## WRITTEN EXERCISE
Gather all lines in the data that hold the string "image".

[Plotting code records]
## START

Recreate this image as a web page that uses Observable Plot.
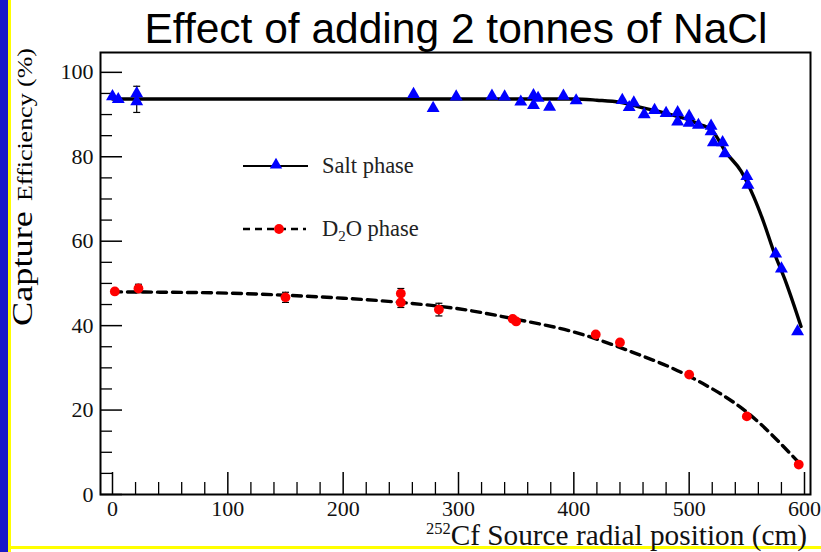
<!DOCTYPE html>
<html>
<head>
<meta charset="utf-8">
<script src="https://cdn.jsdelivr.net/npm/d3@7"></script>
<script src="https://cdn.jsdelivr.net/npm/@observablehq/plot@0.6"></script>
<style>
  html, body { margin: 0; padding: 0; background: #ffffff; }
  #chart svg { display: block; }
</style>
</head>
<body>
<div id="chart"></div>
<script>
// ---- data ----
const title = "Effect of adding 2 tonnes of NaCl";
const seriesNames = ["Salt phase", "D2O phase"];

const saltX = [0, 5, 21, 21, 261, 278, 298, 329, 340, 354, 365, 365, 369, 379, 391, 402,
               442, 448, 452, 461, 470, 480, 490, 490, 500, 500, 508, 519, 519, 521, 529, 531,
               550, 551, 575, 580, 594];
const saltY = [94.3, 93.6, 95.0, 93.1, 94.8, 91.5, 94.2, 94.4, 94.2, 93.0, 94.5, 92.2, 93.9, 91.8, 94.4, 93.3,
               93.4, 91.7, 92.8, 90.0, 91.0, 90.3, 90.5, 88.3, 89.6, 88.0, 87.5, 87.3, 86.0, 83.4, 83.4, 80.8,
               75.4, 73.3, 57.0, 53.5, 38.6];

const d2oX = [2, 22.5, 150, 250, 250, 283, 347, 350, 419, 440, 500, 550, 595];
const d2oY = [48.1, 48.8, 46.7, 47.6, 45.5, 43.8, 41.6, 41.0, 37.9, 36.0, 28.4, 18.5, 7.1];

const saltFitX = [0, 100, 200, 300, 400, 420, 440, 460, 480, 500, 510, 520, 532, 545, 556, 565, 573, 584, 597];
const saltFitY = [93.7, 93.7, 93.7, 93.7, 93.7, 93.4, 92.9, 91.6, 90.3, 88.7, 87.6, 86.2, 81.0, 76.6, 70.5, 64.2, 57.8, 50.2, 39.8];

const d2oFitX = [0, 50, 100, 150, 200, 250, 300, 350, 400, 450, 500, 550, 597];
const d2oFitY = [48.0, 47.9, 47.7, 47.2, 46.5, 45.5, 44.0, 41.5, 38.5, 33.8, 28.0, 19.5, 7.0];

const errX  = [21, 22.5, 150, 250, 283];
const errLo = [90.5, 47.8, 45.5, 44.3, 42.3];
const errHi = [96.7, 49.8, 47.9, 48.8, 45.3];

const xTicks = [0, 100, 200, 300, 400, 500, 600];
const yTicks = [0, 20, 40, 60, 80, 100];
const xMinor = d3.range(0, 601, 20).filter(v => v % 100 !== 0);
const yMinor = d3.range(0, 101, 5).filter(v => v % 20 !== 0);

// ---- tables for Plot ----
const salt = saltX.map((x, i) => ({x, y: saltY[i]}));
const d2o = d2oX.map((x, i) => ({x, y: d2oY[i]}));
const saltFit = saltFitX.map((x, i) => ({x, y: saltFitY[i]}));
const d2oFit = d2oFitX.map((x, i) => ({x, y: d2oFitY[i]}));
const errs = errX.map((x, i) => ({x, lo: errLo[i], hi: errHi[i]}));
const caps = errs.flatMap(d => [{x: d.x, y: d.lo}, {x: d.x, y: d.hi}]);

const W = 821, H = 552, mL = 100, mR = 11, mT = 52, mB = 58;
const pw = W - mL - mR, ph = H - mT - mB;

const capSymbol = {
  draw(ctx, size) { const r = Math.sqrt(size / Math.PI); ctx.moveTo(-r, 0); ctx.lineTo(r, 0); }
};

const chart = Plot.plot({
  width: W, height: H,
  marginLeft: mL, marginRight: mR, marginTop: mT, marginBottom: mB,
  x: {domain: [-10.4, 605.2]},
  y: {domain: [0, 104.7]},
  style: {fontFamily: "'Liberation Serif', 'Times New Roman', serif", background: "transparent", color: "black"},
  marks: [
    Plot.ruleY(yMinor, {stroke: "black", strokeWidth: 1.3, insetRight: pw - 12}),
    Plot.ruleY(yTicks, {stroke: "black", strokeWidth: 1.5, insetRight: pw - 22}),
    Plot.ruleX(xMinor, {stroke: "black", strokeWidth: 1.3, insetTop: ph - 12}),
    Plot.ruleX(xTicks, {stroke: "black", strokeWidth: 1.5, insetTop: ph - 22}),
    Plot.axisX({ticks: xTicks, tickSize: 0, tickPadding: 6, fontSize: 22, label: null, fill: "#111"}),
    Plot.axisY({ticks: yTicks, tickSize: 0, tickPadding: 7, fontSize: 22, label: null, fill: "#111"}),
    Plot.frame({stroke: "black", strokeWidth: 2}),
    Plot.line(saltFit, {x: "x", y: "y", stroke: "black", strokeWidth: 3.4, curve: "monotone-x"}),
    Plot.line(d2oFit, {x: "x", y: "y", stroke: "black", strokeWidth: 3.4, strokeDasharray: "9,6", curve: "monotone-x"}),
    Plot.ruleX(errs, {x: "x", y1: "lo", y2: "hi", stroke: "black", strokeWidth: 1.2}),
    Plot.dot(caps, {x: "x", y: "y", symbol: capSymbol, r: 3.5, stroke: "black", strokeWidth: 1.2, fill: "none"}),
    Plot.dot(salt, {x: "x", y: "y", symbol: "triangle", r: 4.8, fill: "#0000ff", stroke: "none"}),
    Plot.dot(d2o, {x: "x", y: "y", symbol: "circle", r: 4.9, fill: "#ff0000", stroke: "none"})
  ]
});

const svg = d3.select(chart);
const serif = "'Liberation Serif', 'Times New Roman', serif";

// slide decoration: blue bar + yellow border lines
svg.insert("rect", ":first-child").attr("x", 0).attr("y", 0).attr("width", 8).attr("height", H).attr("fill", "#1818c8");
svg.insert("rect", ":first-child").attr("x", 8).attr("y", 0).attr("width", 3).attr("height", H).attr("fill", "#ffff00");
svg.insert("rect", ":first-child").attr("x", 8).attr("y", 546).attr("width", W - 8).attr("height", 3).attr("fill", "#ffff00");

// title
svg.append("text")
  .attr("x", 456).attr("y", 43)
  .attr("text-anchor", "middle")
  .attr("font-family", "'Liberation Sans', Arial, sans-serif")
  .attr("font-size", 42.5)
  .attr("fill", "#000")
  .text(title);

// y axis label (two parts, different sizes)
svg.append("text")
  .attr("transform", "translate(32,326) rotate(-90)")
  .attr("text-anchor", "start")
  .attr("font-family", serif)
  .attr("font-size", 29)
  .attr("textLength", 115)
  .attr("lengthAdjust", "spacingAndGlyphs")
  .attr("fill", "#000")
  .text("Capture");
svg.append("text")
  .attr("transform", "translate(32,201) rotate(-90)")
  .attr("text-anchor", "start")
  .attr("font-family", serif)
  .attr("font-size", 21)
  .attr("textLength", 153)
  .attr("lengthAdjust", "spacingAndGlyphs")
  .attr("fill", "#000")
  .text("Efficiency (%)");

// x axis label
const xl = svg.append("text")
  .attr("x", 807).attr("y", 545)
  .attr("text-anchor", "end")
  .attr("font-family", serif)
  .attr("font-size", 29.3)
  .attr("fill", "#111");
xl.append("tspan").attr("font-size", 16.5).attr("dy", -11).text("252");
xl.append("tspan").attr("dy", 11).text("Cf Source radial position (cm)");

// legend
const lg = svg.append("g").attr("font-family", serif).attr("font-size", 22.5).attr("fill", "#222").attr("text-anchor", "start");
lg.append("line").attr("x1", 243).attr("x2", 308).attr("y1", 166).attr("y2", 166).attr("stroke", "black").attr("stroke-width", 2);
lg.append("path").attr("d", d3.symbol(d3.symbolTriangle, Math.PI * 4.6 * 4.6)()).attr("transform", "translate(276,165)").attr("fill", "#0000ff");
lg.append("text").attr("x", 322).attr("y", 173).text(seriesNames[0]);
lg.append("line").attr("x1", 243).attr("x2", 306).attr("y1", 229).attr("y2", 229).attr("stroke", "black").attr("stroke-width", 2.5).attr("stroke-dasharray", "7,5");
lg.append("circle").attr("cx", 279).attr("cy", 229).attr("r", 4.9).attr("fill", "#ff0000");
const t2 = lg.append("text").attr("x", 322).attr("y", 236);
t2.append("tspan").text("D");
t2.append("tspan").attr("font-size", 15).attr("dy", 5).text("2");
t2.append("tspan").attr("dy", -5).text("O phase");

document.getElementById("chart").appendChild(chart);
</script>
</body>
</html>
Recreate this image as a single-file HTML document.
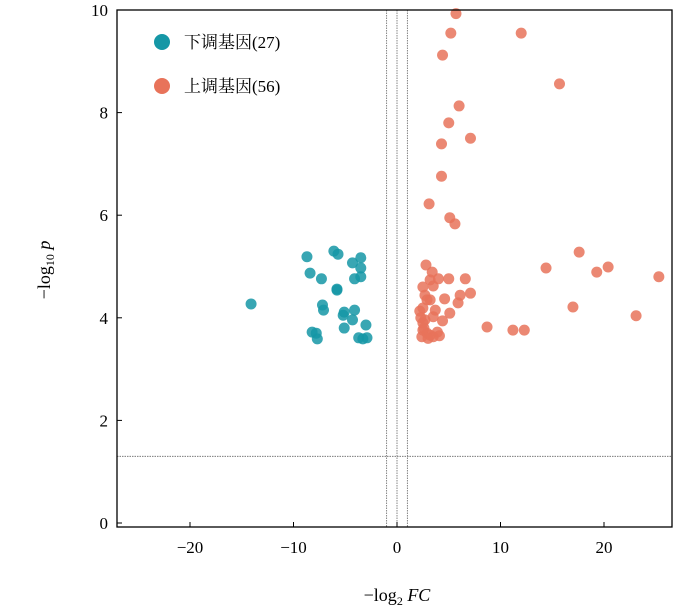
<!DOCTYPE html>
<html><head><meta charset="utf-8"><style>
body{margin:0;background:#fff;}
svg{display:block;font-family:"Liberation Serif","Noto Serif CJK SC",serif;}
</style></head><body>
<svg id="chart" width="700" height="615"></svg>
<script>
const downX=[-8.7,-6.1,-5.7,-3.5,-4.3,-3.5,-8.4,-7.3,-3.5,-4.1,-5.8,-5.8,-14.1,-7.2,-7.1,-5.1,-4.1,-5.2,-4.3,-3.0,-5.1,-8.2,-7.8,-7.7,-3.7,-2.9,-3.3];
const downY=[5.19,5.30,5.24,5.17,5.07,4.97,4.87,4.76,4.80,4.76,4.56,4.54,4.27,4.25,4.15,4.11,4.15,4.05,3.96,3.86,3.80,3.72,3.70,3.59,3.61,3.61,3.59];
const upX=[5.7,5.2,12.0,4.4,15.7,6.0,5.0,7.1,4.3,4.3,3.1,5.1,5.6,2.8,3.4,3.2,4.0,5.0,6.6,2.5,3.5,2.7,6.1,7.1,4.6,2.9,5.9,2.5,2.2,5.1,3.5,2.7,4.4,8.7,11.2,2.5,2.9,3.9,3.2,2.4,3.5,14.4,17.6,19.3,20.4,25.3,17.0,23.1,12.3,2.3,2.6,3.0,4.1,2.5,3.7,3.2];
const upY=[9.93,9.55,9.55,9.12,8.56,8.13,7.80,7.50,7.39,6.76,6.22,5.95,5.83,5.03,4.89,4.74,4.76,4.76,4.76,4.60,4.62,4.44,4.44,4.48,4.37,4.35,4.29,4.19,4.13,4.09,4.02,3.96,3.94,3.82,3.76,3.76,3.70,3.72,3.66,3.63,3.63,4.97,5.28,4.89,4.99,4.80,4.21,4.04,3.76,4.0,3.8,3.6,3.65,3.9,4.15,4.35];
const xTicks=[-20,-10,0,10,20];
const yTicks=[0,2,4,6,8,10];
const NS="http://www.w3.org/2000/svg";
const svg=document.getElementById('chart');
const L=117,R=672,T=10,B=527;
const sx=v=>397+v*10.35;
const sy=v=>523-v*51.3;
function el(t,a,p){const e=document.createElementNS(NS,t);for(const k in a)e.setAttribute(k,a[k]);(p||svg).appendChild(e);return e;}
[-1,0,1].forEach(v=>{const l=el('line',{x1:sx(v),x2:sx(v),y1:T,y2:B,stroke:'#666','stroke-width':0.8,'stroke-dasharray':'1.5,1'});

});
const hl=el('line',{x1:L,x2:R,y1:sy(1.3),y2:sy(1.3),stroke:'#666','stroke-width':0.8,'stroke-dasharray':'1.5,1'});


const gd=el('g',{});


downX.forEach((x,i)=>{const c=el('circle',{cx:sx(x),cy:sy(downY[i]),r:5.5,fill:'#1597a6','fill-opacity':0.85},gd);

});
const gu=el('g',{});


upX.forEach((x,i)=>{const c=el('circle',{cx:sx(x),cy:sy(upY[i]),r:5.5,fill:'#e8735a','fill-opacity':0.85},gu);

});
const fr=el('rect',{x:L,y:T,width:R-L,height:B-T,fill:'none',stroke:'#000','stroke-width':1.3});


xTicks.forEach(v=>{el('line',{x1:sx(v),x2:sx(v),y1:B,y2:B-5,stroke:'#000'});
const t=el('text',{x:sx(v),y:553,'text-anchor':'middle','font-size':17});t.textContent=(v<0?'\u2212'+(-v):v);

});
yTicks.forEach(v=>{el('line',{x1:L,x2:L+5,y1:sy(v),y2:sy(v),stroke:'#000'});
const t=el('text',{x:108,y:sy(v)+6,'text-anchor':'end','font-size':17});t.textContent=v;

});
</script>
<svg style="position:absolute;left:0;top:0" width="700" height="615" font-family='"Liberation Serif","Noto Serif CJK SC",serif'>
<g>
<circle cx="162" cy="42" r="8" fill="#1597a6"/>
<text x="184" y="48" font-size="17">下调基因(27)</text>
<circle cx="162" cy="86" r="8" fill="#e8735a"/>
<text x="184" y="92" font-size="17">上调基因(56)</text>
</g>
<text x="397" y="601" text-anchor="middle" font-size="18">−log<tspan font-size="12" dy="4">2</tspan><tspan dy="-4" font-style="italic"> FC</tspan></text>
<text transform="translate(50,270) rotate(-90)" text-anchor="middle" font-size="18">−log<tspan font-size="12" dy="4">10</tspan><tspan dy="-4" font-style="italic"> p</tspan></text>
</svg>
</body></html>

## END

## WORKED SOLUTION
Recreate this image as a web page that uses Observable Plot.
Recreate this image as a single-file HTML document.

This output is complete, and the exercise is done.